Fantasy is also a bit of a Marmite genre, which is a barrier. The biggest turn-off for me is that D&D requires quite a financial outlay to play and I don’t want to introduce my students to something that they can’t go away and pursue.

Horror RPG Dread, on the other hand, barely requires a rulebook and is supported with free online material, although some common-sense sanitising will be necessary.

Students enter a classroom with a Jenga tower centrally placed in the room. Individual questionnaires scaffold the creation of diverse characters. Maybe play some sort of “horror loop” soundtrack in the background, but be prepared for strange looks from the colleague who will inevitably come in just at that time to borrow a board pen.

Then you, as the gamemaster (GM), will guide them through a scenario: haunted house, sinister forest, misty moor…Every action they take, instead of rolling dice, requires a pull from the tower. If it collapses, their character is out.

Anna/‘Velma’: I carefully run my hand along the shelves, checking behind the books.

GM: OK, pull a brick.

[Anna pulls a Jenga brick from the bottom of the tower, very very slowly. The whole class gasps when it’s clear.]

GM: You hear a clatter and dodge out of the way as a heavy vase falls from the top shelf. It smashes on the floor where you were standing.

Velma: What? That can’t have just fallen from me touching the books. Is someone there?

There are so many skills at work here: Anna is demonstrating understanding of genre. She is narrating her actions, listening and responding, and making inferences, while trying to outwit the GM. She is doing all of this verbally, in front of her peers.

Anna was previously a low-attaining, GCSE-resit student. She would never have knowingly played D&D - she wasn’t exactly wild about creative writing, either. She saw it as a chore and something she had already “failed” at. She would struggle to get words on the page, which is crippling when the task accounts for a quarter of the GCSE.

At points in Dread, she was falling off her seat with the excitement and tension. It showed her she could communicate the character, setting, and events of a story under pressure and be exhilarated by it. When I told her there were clubs she could join to play games like this, she was falling off her seat again, but with laughter.

I ran a successful RPG club last year, using the award-winning Tales from the Loop. Riding on the back of Stranger Things’ blend of vintage Spielberg, Stephen King, and John Hughes, it puts the players’ characters - an oddball collection of children - in an alternative vision of the 1980s. For this, it’s time for Jean-Michel Jarre on loop!
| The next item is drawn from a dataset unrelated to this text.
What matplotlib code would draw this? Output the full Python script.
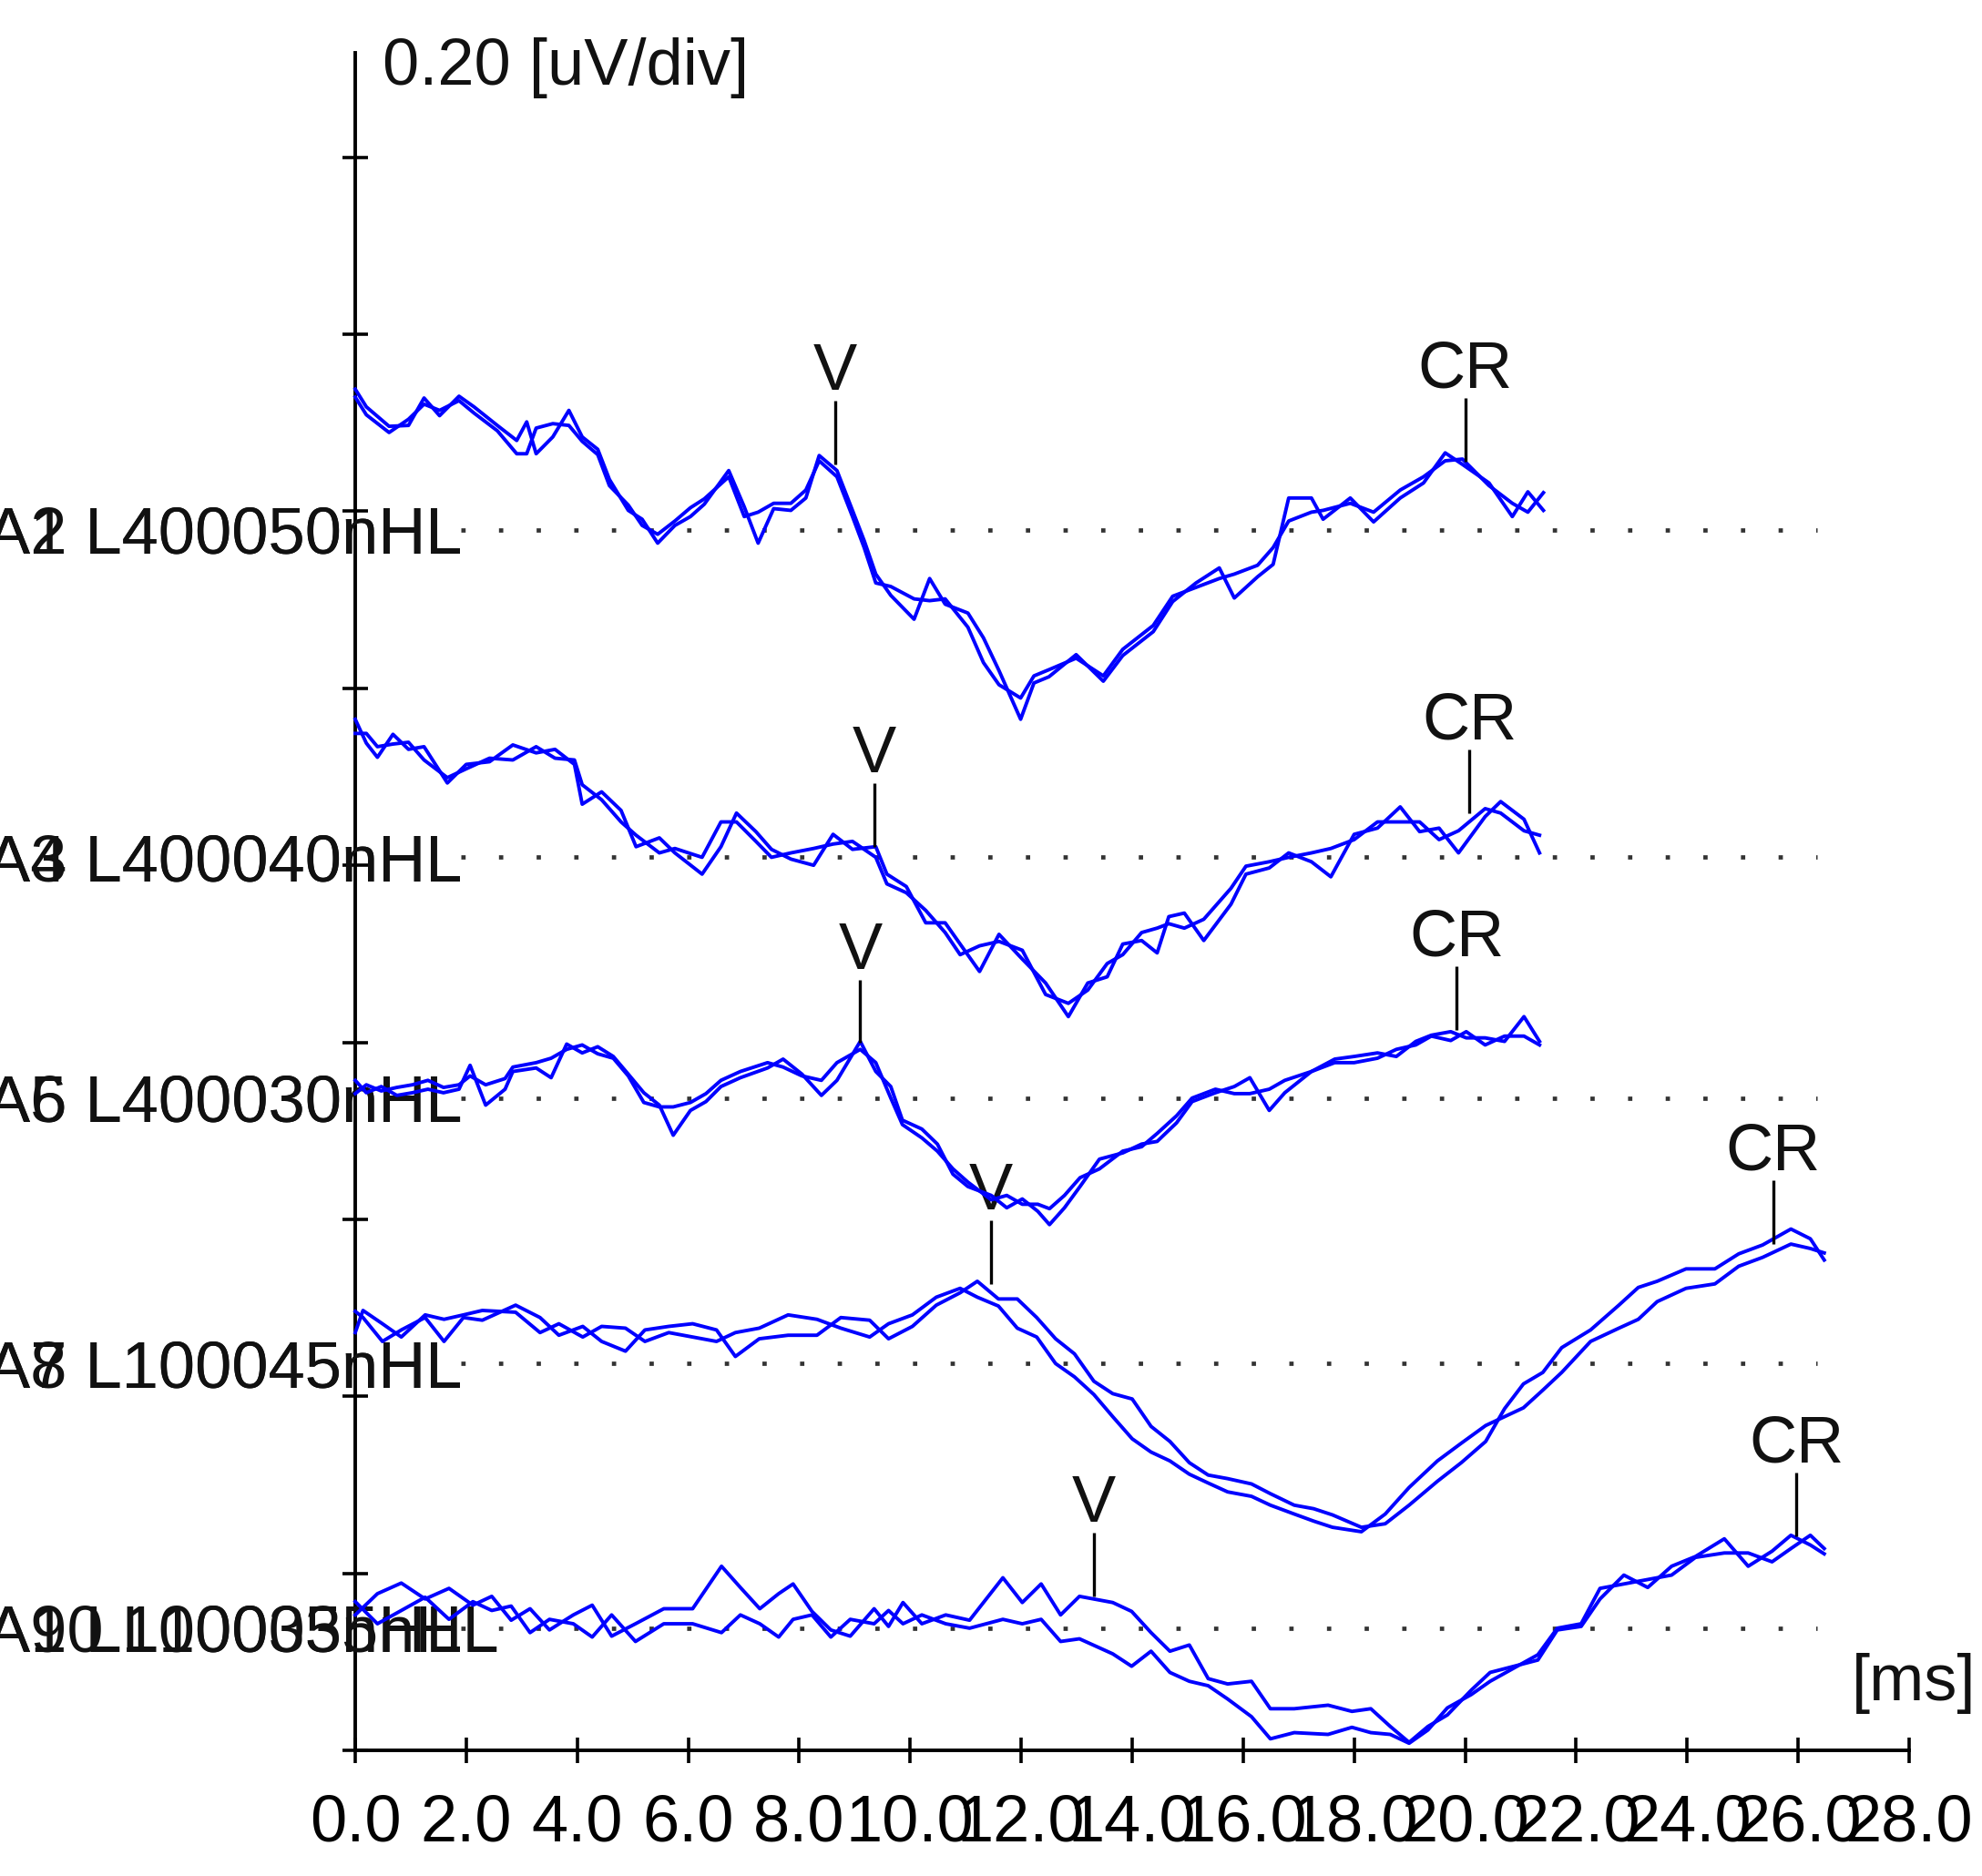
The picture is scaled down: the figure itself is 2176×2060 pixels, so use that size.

What’s especially fitting about using this game is that, between battles with spider-robots and outwitting mad scientists, the child characters have to deal with scenes of everyday life: the school bullies, distant parents, revising for an exam. This enables young people to explore issues vicariously, build empathy and practise a range of social interactions.

The game is also an opportunity for students who might otherwise struggle to make close connections in a college to bond with others, through shared experiences far more memorable than the typical extra-curricular fare. Sprinting through a cornfield to the shelter of a mile-high cooling tower, while under fire from a wasp-like assassin drone, tends to bring you together.

Roleplaying alone cannot deliver a curriculum. I’m not suggesting it to be more than a rare visitor to your classroom, but it is a crucible in which many vital English skills can emerge and be honed while the students have a great time. Think of it as an enrichment trip you hope they’ll revisit one day without you. Meanwhile, like a good teacher, a good GM can help learners “level up”.